Comme prise sur le fait, Rosalind sursauta et s'éloigna vivement des photographies. Elle se retourna, prête à s'excuser auprès de sa mère pour son indiscrétion, mais à la place, elle tomba nez-à-nez avec sa tante, Adélaïde. Ce n'était pas la première fois qu'elle était trompée par la ressemblance troublante entre ces deux voix. Pourtant si différentes, tant dans leur physique que dans leur attitude, les deux soeurs partageaient un timbre grave et suave, même si dans le cas d'Arthéna les voyelles se faisaient parfois plus traînantes.
-Je... J'ai fini mon livre, alors je... Je regardais les photos de famille, c'est tout, répondit-elle d'une voix mal assurée.

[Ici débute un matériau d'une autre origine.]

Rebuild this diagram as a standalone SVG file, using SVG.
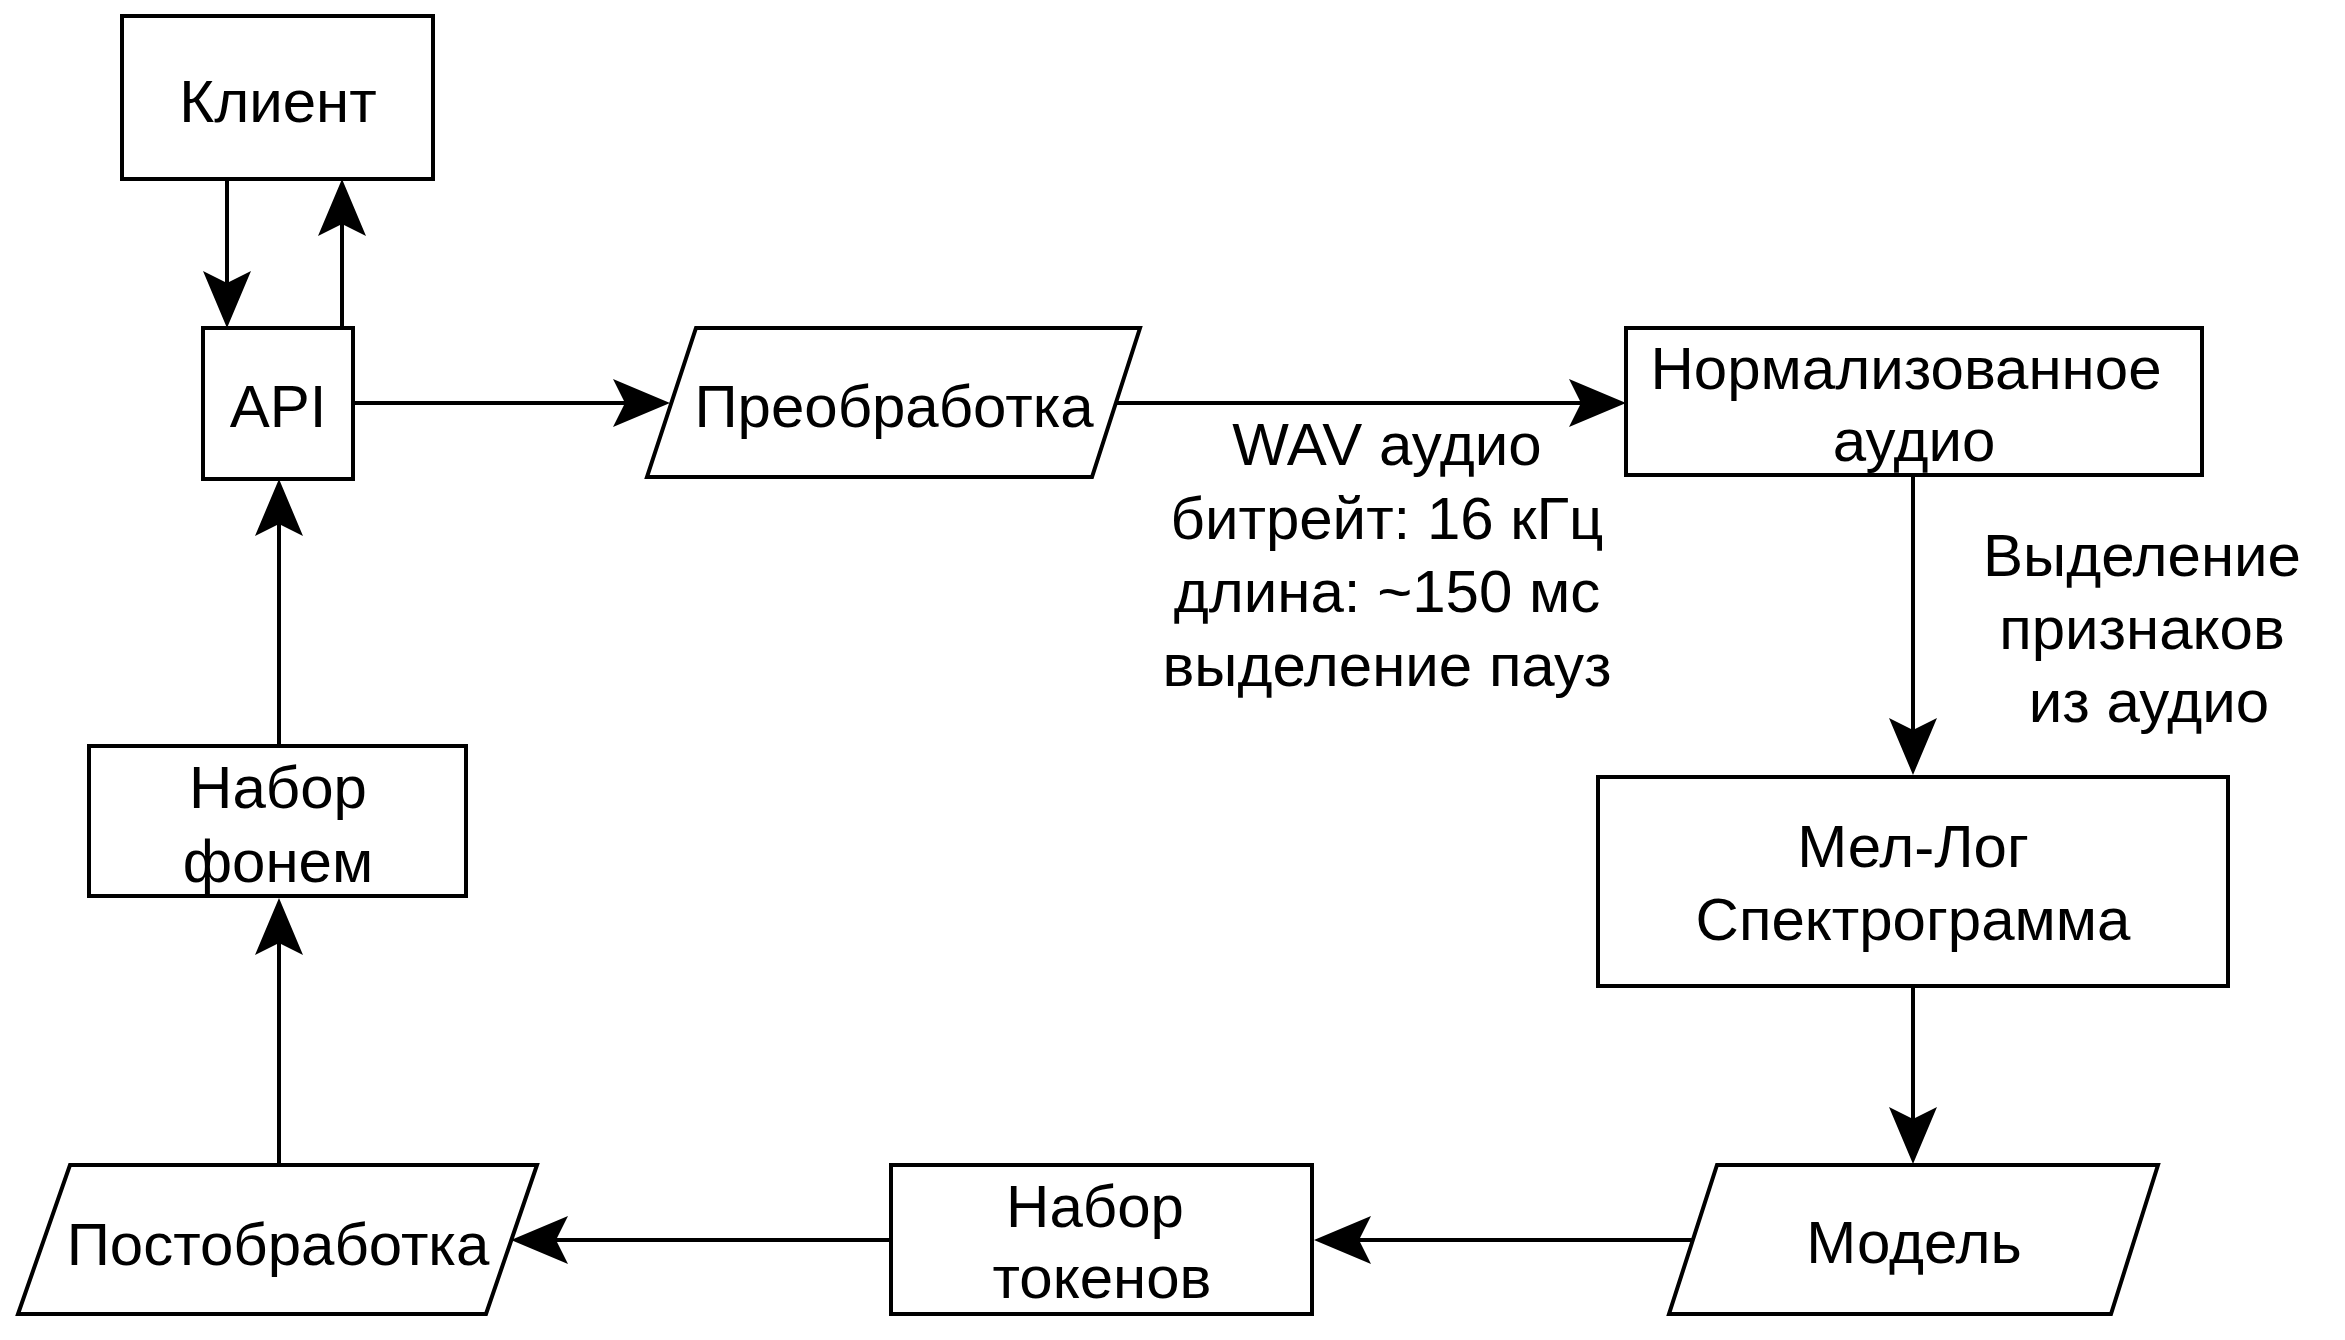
<svg xmlns="http://www.w3.org/2000/svg" width="2345" height="1340" viewBox="0 0 2345 1340">
<style>
.n{fill:#fff;stroke:#000;stroke-width:4}
.t{font-family:"Liberation Sans",Arial,sans-serif;font-size:60px;fill:#000;text-anchor:middle}
.c{fill:none;stroke:#000;stroke-width:4;marker-end:url(#arr)}
</style>
<defs>
<marker id="arr" markerUnits="userSpaceOnUse" markerWidth="60" markerHeight="50" viewBox="0 0 60 50" refX="12" refY="25" orient="auto" overflow="visible">
<path d="M0,1 L57,25 L0,49 L12,25 Z" fill="#000"/>
</marker>
</defs>
<rect width="2345" height="1340" fill="#fff"/>
<g id="connectors">
<line class="c" x1="227" y1="179" x2="227" y2="283"/>
<line class="c" x1="342" y1="328" x2="342" y2="224"/>
<line class="c" x1="353" y1="403" x2="625" y2="403"/>
<line class="c" x1="1116" y1="403" x2="1581" y2="403"/>
<line class="c" x1="1913" y1="475" x2="1913" y2="730"/>
<line class="c" x1="1913" y1="986" x2="1913" y2="1119"/>
<line class="c" x1="1693" y1="1240" x2="1359" y2="1240"/>
<line class="c" x1="891" y1="1240" x2="556" y2="1240"/>
<line class="c" x1="279" y1="1164" x2="279" y2="943"/>
<line class="c" x1="279" y1="746" x2="279" y2="524"/>
</g>
<g id="client">
<rect class="n" x="122" y="16" width="311" height="163"/>
<text class="t" x="278" y="122">Клиент</text>
</g>
<g id="api">
<rect class="n" x="203" y="328" width="150" height="151"/>
<text class="t" x="278" y="427">API</text>
</g>
<g id="preprocessing">
<polygon class="n" points="696,328 1140,328 1092,477 647,477"/>
<text class="t" x="894" y="427">Преобработка</text>
</g>
<g id="wav-label">
<text class="t" x="1387" y="465">WAV аудио</text>
<text class="t" x="1387" y="539">битрейт: 16 кГц</text>
<text class="t" x="1387" y="612">длина: ~150 мс</text>
<text class="t" x="1387" y="686">выделение пауз</text>
</g>
<g id="normalized">
<rect class="n" x="1626" y="328" width="576" height="147"/>
<text class="t" x="1906" y="389">Нормализованное</text>
<text class="t" x="1914" y="461">аудио</text>
</g>
<g id="feature-label">
<text class="t" x="2142" y="576">Выделение</text>
<text class="t" x="2142" y="649">признаков</text>
<text class="t" x="2149" y="722">из аудио</text>
</g>
<g id="mel">
<rect class="n" x="1598" y="777" width="630" height="209"/>
<text class="t" x="1913" y="867">Мел-Лог</text>
<text class="t" x="1913" y="940">Спектрограмма</text>
</g>
<g id="model">
<polygon class="n" points="1717,1165 2158,1165 2111,1314 1669,1314"/>
<text class="t" x="1914" y="1263">Модель</text>
</g>
<g id="tokens">
<rect class="n" x="891" y="1165" width="421" height="149"/>
<text class="t" x="1095" y="1227">Набор</text>
<text class="t" x="1102" y="1298">токенов</text>
</g>
<g id="postprocessing">
<polygon class="n" points="70,1165 537,1165 486,1314 18,1314"/>
<text class="t" x="278" y="1265">Постобработка</text>
</g>
<g id="phonemes">
<rect class="n" x="89" y="746" width="377" height="150"/>
<text class="t" x="278" y="808">Набор</text>
<text class="t" x="278" y="882">фонем</text>
</g>
</svg>
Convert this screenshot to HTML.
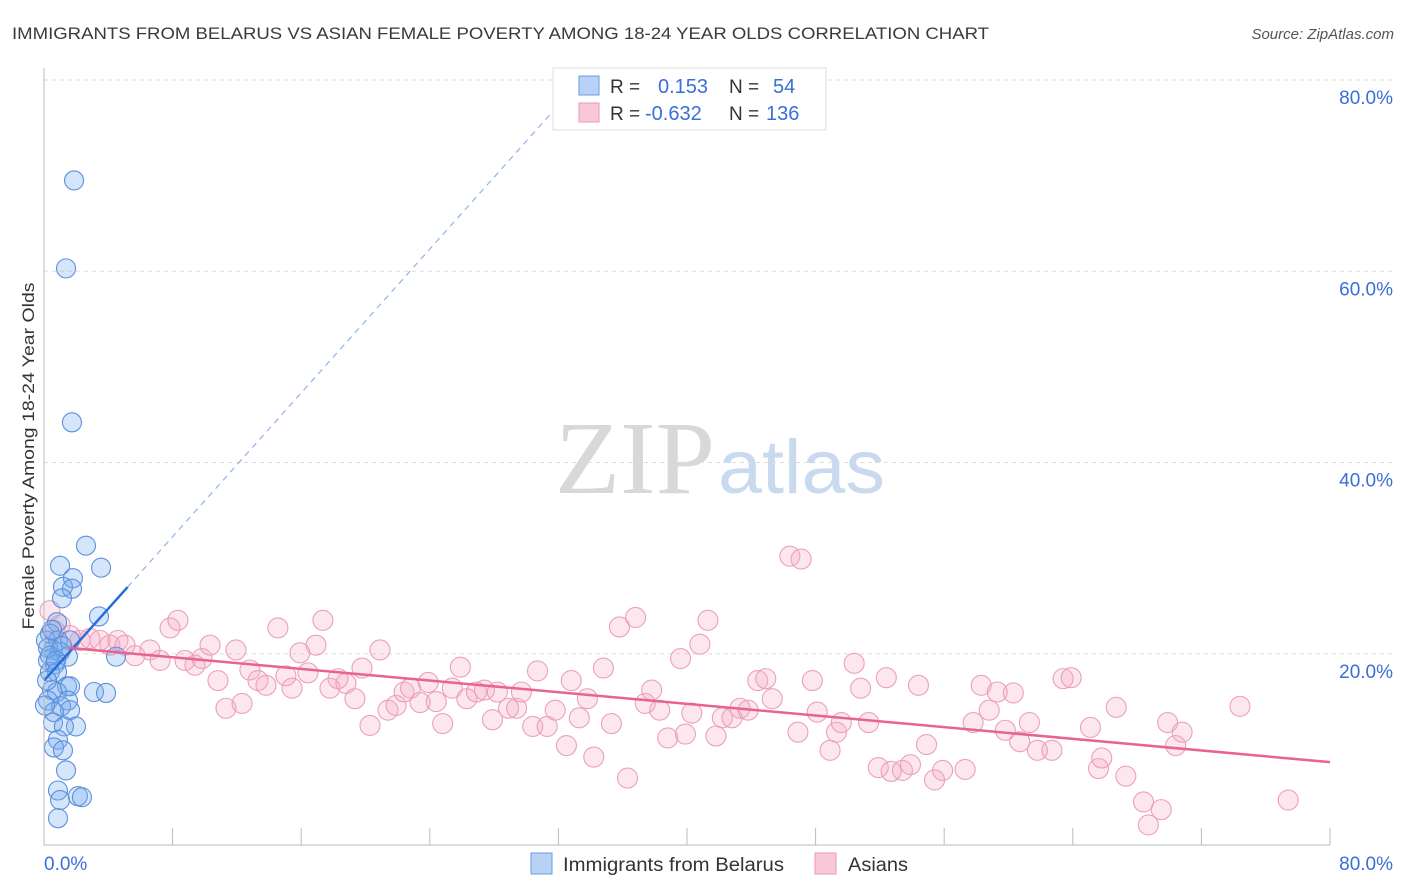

Elle ne savait jamais comment se comporter avec sa tante. Cette dernière se montrait tantôt joueuse, tantôt dure, caline même parfois, mais la plupart du temps elle ignorait tout bonnement sa nièce. Rosalind essayait de suivre ces variations de comportement du mieux qu'elle pouvait, s'attachant principalement à rester la plus polie possible. Le mantra des Rosier: qu'importe ce que tu dis ou comment tu agis, tant que tu restes dans les limites fixées par l'étiquette. Et ce, même dans l'intimité du cercle familial.
Un petit silence s'installa entre les deux Sorcières et Rosalind crut bon de relancer la conversation.
-J'aime beaucoup celle-là, dit-elle en désignant l'image encadrée des trois soeurs. C'est amusant de vous voir si jeunes, avec Mère et... tante Mathilda. Et puis j'adore les roses. Quand est-ce qu'elle a été prise, cette photographie?, demanda-t-elle, curieuse.
Elle avait bien essayé de questionner sa mère sur son enfance, mais Arthéna avait toujours pris soin de faire dévier la conversation sur d'autres sujets, le soi-disant manque de discipline de Rosalind notamment. Peut-être aurait-elle plus de chance auprès d'Adélaïde?